In two seasons under O'Connell, the Vikings are 11-0 when winning the turnover battle, 6-1 when tied and 3-12 when losing. During the five-game winning streak that followed the Chiefs game, the Vikings went 3-0-2 in turnover battles.

Now, however, they're in a turnover free fall that's seen them lose four of their last five games by a total of 12 points.

Climbing the lowly charts

The Vikings' 30 turnovers are the most since 32 in 2013. Their minus-9 differential also is the worst since 2013 (minus-12). Only nine times in their first 62 seasons have the Vikings had 30 or more turnovers and a differential of minus-9 or worse.

The most turnovers in team history were 54 in 1962 (minus-11) and 51 in 1978 when Fran Tarkenton threw 32 interceptions while finishing 8-7-1.

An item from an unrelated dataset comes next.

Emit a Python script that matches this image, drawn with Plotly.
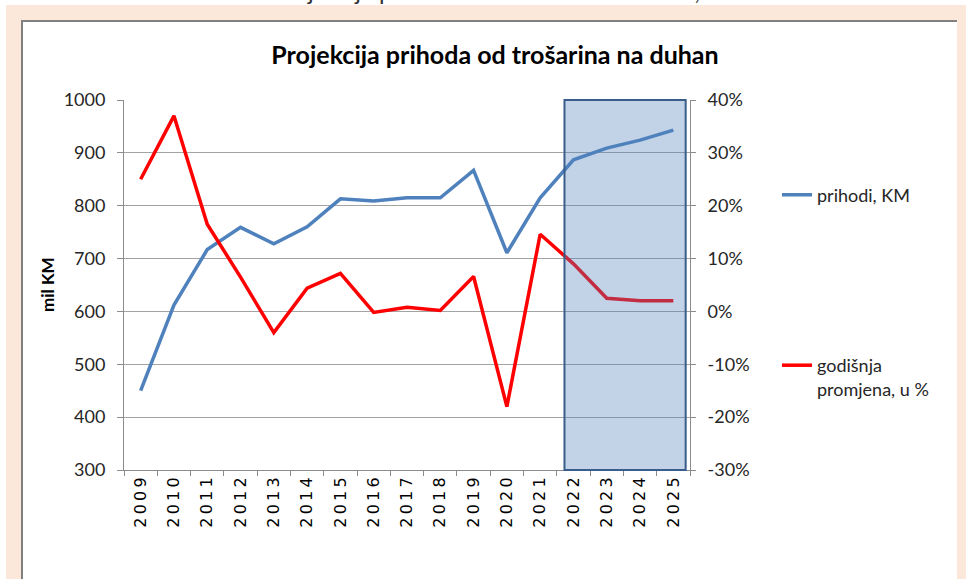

The 30 turnovers rank tied for 30th most in franchise history. At their current pace of two per game, the Vikings would finish tied for 18th worst.

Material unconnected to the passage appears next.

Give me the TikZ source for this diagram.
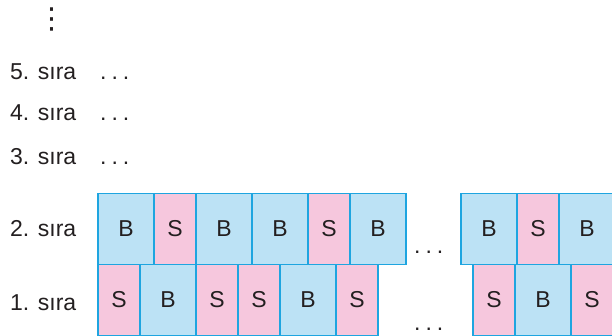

Minus-9 would rank tied for 10th worst. The worst two differentials in team history came in 2001 (minus-21) and 2002 (minus-18).

In 63 seasons, including playoffs, the Vikings have turned the ball over 2,032 times and are plus-121. They're minus-13 in the playoffs.

Turnovers are, of course, critical. But the Chiefs (9-6) are minus-10. The Eagles (11-4) are minus-7. And the Browns (11-5) are minus-8 with a league-high 35 turnovers.

Thursday night, Cleveland, with a scoring defense that ranks 12th (20.7), became the first team in NFL history to reach the playoffs with four quarterbacks starting multiple games.

With Jaren Hall starting New Year's Eve, the Vikings and a scoring defense that ranks 10th (19.9), still have a chance to join the Browns as the second team to do that in a season that took all of 6 minutes, 41 seconds to become a topsy-turvy, turnover-filled journey through 2023.